Syrians of all ages are trying to flee their country to escape the violence there.

Reyhanli Refugee Camp in Turkey, just across the Syrian border, is home to more than 3,000 refugees, many of them children.

The Turkish government provides the basics - even a school, a playground and some modest toys.

At first glance, the kids are playful, giving the V sign for victory every chance they get.  But inside the small tents these children now call home, the reality of their lives is harder to hide.

Mustafa Harmoush, 14, came to Turkey with his family eight months ago.

HARMOUSH: "We came by car, and were picked up by three Turkish soldiers and brought to the camp."

REPORTER: "What do you do here?"

HARMOUSH: "Nothing."

Mustafa is the nephew of one the first defectors from Bashar al-Assad's army who was kidnapped and brought back to Syria and forced to confess on national television.

His older cousin was killed and found tied to a tree.

Mustafa's eyes quickly filled with tears when I asked him about Syria.

"They arrested my uncles and killed my uncles," Mustafa said.

Sara, 13, recently arrived here from Homs, the focus of an intense military crackdown. She says shelling destroyed her home.

"There was blood all over the place," Sara recalled.  "The government was killing people because they thought they were armed.  But they were not armed. They were peaceful civilians."

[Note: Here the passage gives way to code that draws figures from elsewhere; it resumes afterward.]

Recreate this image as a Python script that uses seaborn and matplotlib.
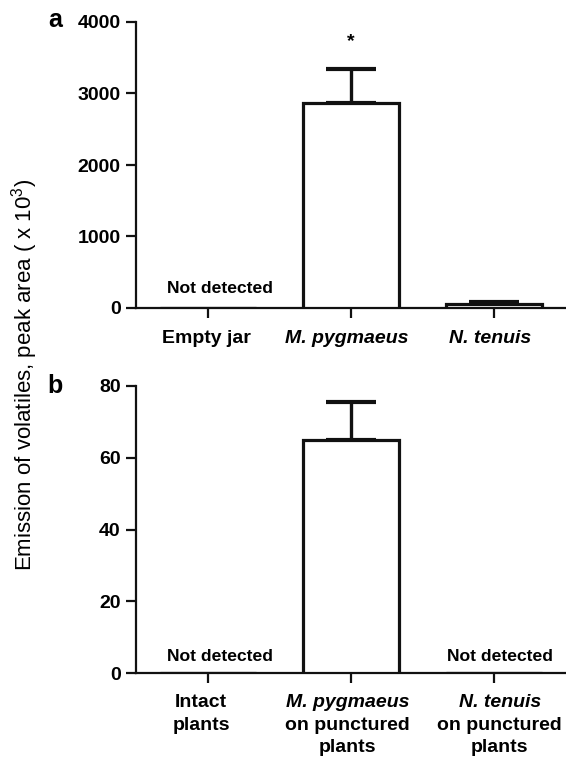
import matplotlib
matplotlib.use("Agg")
import matplotlib.pyplot as plt
import matplotlib.transforms as mtransforms
import seaborn as sns
import pandas as pd
import numpy as np

sns.set_style("ticks")
plt.rcParams['font.family'] = ['Liberation Sans', 'DejaVu Sans']
plt.rcParams['mathtext.fontset'] = 'custom'
plt.rcParams['mathtext.rm'] = 'Liberation Sans'
plt.rcParams['mathtext.it'] = 'Liberation Sans:italic'
for k in ['text.color', 'axes.labelcolor', 'xtick.color', 'ytick.color', 'axes.edgecolor']:
    plt.rcParams[k] = 'black'

# Panel a data
cats_a = ["Empty jar", "M. pygmaeus", "N. tenuis"]
italic_a = [False, True, True]
means_a = [0, 2867, 50]
se_a = [0, 476, 27]
nd_a = [True, False, False]
yticks_a = [0, 1000, 2000, 3000, 4000]

# Panel b data
cats_b = ["Intact plants", "M. pygmaeus on punctured plants", "N. tenuis on punctured plants"]
labels_b = [["Intact", "plants"], ["M. pygmaeus", "on punctured", "plants"], ["N. tenuis", "on punctured", "plants"]]
italic_first_b = [False, True, True]
means_b = [0, 65, 0]
se_b = [0, 10.6, 0]
nd_b = [True, False, True]
yticks_b = [0, 20, 40, 60, 80]

W, H = 566, 758
fig = plt.figure(figsize=(W / 100, H / 100), dpi=100)
ax_a = fig.add_axes([136 / W, 1 - 308 / H, 1 - 136 / W, (308 - 22) / H])
ax_b = fig.add_axes([136 / W, 1 - 673 / H, 1 - 136 / W, (673 - 386) / H])

def draw(ax, cats, means, se, nd, yticks, nd_shift, nd_lift):
    df = pd.DataFrame({"cat": cats, "val": means})
    sns.barplot(data=df, x="cat", y="val", ax=ax, color="white", edgecolor="#111111",
                linewidth=2.3, width=0.67, errorbar=None, zorder=3)
    xs = np.arange(len(cats))
    for x, m, s in zip(xs, means, se):
        if s > 0:
            ax.errorbar([x], [m], yerr=[[0], [s]], fmt="none", ecolor="#111111",
                        elinewidth=2.4, capsize=18, capthick=3.0, zorder=2)
    ax.set_xlim(-0.5, 2.5)
    ax.set_ylim(yticks[0], yticks[-1])
    ax.set_yticks(yticks)
    ax.set_yticklabels([str(t) for t in yticks], fontsize=14, fontweight="bold")
    ax.set_xticks(xs)
    ax.set_xticklabels([""] * len(cats))
    ax.set_xlabel("")
    ax.set_ylabel("")
    for sp in ["top", "right"]:
        ax.spines[sp].set_visible(False)
    for sp in ["left", "bottom"]:
        ax.spines[sp].set_linewidth(1.6)
        ax.spines[sp].set_color("#111111")
    ax.tick_params(axis="both", length=7, width=1.6, color="#111111", pad=4)
    for x, flag in zip(xs, nd):
        if flag:
            t = ax.transData + mtransforms.ScaledTranslation(nd_shift[x] / 100, nd_lift / 100,
                                                             fig.dpi_scale_trans)
            ax.text(x, 0, "Not detected", transform=t, ha="center", va="baseline",
                    fontsize=12.6, fontweight="bold", zorder=5)

draw(ax_a, cats_a, means_a, se_a, nd_a, yticks_a, [12.5, 0, 0], 15)
draw(ax_b, cats_b, means_b, se_b, nd_b, yticks_b, [12.5, 0, 5.5], 12)

# significance star
ax_a.text(1, 3720, "*", ha="center", va="center", fontsize=14, fontweight="bold")

def px_to_axes(ax_top_px, ax_bot_px, y_px):
    return (ax_bot_px - y_px) / (ax_bot_px - ax_top_px)

# x labels panel a
trans_a = mtransforms.blended_transform_factory(ax_a.transData, ax_a.transAxes)
xshift_a = [-0.007, -0.028, -0.03]
for i, (c, it) in enumerate(zip(cats_a, italic_a)):
    ax_a.text(i + xshift_a[i], px_to_axes(22, 308, 343), c, transform=trans_a, ha="center",
              va="baseline", fontsize=14, fontweight="bold",
              fontstyle="italic" if it else "normal")

# x labels panel b
trans_b = mtransforms.blended_transform_factory(ax_b.transData, ax_b.transAxes)
baselines = [707, 729.5, 752]
xshift_b = [-0.045, -0.025, 0.038]
for i, (lines, it) in enumerate(zip(labels_b, italic_first_b)):
    for j, ln in enumerate(lines):
        ax_b.text(i + xshift_b[i], px_to_axes(386, 673, baselines[j]), ln, transform=trans_b,
                  ha="center", va="baseline", fontsize=14, fontweight="bold",
                  fontstyle="italic" if (it and j == 0) else "normal")

# panel letters
fig.text(55 / W, 1 - 20 / H, "a", fontsize=18, fontweight="bold", ha="center", va="center")
fig.text(55 / W, 1 - 386 / H, "b", fontsize=18, fontweight="bold", ha="center", va="center")

# shared y label
fig.text(25 / W, 1 - 375 / H, r"Emission of volatiles, peak area ( x 10$^{3}$)",
         rotation=90, fontsize=16, ha="center", va="center")

fig.savefig("out.png", dpi=100)
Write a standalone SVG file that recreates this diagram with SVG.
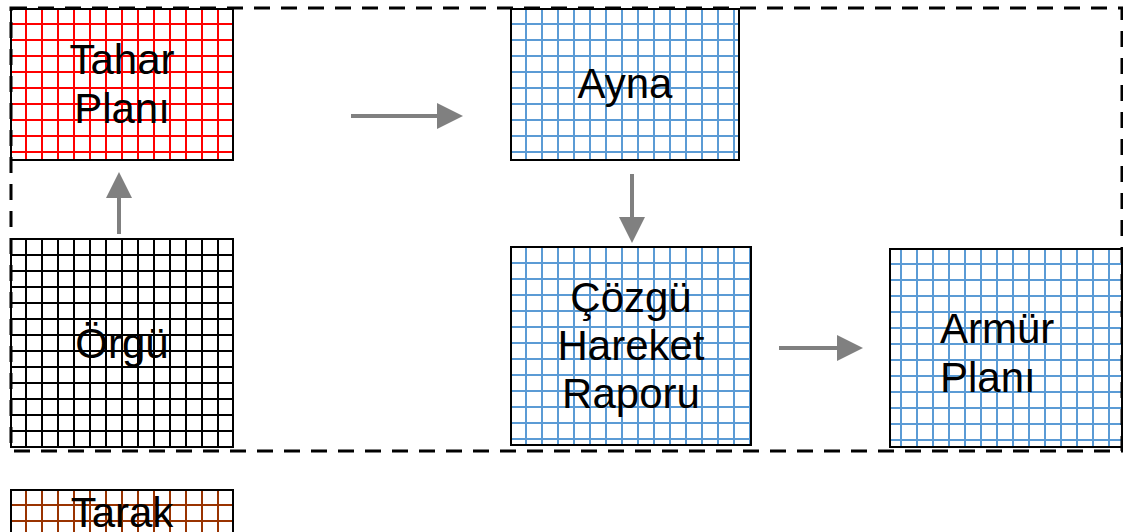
<svg xmlns="http://www.w3.org/2000/svg" width="1123" height="532" viewBox="0 0 1123 532">
<style>
.box{stroke:#000;stroke-width:2}
.lbl{font-family:"Liberation Sans",Arial,sans-serif;font-size:42px;fill:#000}
.c{text-anchor:middle}
.arr{stroke:#808080;stroke-width:4;fill:none;marker-end:url(#ah)}
.frame{fill:none;stroke:#000;stroke-width:3;stroke-dasharray:16 11}
</style>
<defs>
<marker id="ah" markerUnits="userSpaceOnUse" markerWidth="26" markerHeight="26" refX="0" refY="13" orient="auto"><path d="M0 0L26 13L0 26z" fill="#808080"/></marker>
<pattern id="pTahar" patternUnits="userSpaceOnUse" x="18" y="16" width="16" height="16"><path d="M8 0V16M0 8H16" stroke="#ff0000" stroke-width="2"/></pattern>
<pattern id="pAyna" patternUnits="userSpaceOnUse" x="518" y="16" width="16" height="16"><path d="M8 0V16M0 8H16" stroke="#5b9bd5" stroke-width="2"/></pattern>
<pattern id="pOrgu" patternUnits="userSpaceOnUse" x="18" y="247" width="16" height="16"><path d="M8 0V16M0 8H16" stroke="#000" stroke-width="2"/></pattern>
<pattern id="pCozgu" patternUnits="userSpaceOnUse" x="518" y="255" width="16" height="16"><path d="M8 0V16M0 8H16" stroke="#5b9bd5" stroke-width="2"/></pattern>
<pattern id="pArmur" patternUnits="userSpaceOnUse" x="893" y="256" width="16" height="16"><path d="M8 0V16M0 8H16" stroke="#5b9bd5" stroke-width="2"/></pattern>
<pattern id="pTarak" patternUnits="userSpaceOnUse" x="18" y="497" width="16" height="16"><path d="M8 0V16M0 8H16" stroke="#993300" stroke-width="2"/></pattern>
</defs>
<rect width="1123" height="532" fill="#fff"/>
<g id="tahar">
<rect class="box" x="11" y="9" width="222" height="151" fill="url(#pTahar)"/>
<text class="lbl c" x="122" y="74">Tahar</text>
<text class="lbl c" x="122" y="123">Planı</text>
</g>
<g id="ayna">
<rect class="box" x="511" y="9" width="228" height="151" fill="url(#pAyna)"/>
<text class="lbl c" x="625" y="98">Ayna</text>
</g>
<g id="orgu">
<rect class="box" x="11" y="239" width="222" height="208" fill="url(#pOrgu)"/>
<text class="lbl c" x="122" y="358">Örgü</text>
</g>
<g id="cozgu">
<rect class="box" x="511" y="247" width="240" height="198" fill="url(#pCozgu)"/>
<text class="lbl c" x="631" y="312">Çözgü</text>
<text class="lbl c" x="631" y="360">Hareket</text>
<text class="lbl c" x="631" y="408">Raporu</text>
</g>
<g id="armur">
<rect class="box" x="890" y="249" width="232" height="198" fill="url(#pArmur)"/>
<text class="lbl" x="940" y="343">Armür</text>
<text class="lbl" x="940" y="392">Planı</text>
</g>
<g id="tarak">
<rect class="box" x="11" y="490" width="222" height="50" fill="url(#pTarak)"/>
<text class="lbl c" x="122" y="527">Tarak</text>
</g>
<g id="connectors">
<line class="arr" x1="351" y1="116" x2="437" y2="116"/>
<line class="arr" x1="632" y1="174" x2="632" y2="217"/>
<line class="arr" x1="119" y1="234" x2="119" y2="198"/>
<line class="arr" x1="779" y1="348" x2="837" y2="348"/>
</g>
<g id="frame">
<rect class="frame" x="11" y="8" width="1111" height="443"/>
</g>
</svg>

Sara says she quit school and leave Homs because the situation for the children, especially the young girls, was extremely dangerous.

"When the revolution started, the regime started abducting students, especially girls. It was too dangerous to go to school. It was like walking on fire," Sara added.

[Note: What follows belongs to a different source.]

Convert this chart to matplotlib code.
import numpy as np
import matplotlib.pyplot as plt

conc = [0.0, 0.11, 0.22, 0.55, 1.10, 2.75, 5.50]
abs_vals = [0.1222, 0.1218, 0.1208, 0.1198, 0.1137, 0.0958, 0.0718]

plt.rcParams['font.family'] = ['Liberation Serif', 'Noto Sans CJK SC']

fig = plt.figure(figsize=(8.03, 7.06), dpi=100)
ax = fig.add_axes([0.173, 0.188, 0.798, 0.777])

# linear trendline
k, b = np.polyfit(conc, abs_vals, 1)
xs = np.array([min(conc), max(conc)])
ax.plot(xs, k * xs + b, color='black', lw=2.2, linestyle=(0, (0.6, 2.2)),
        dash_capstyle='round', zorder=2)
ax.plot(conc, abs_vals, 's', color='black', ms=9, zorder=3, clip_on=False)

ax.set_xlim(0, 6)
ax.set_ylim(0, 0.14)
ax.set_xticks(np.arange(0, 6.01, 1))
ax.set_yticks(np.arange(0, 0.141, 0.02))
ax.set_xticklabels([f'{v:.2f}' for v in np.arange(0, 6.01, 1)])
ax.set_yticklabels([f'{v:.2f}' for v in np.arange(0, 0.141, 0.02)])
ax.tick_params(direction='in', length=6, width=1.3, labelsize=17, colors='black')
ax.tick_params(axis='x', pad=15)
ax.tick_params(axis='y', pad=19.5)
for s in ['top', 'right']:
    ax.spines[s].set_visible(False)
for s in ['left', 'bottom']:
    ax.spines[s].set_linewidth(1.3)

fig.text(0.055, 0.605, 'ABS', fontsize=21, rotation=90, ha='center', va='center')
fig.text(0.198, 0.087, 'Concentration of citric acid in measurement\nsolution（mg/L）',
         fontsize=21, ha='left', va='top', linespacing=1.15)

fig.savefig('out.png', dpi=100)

In a letter addressed to her president, Sara writes: "Bashar leave us alone. We are not animals. You make me want to die from grief."

The United Nations says over 400 children have been killed and hundreds injured since the violence began last year. But there is no way to measure the extent of the psychological damage.

The scars of the brutality they've witnessed is painfully evident, not just in their faces, but in their drawings, their playing, and in even in their dreams.

Radwan Hamoudeh, 12, from Idlib insisted he be interviewed.

REPORTER: "What do you want to be when you grow up?

HAMOUDEH: "I want to be a soldier to protect Syria.  Because people are being killed in Syria, and no one is saying anything. These are people. They are human."

Radwan says he's very proud of his father and his uncle who are both members of the Free Syria Army.

HAMOUDEH: "We'd like to be freed from Bashar and this violence in Syria"

REPORTER: "Do you want to go back to Syria?"

HAMOUDEH: "Of course I want to go back."

Despite the tragedy of their past and the hardship of their present, these children here still hold on to hope for their future, hope that they will one day return to a Syria free of violence.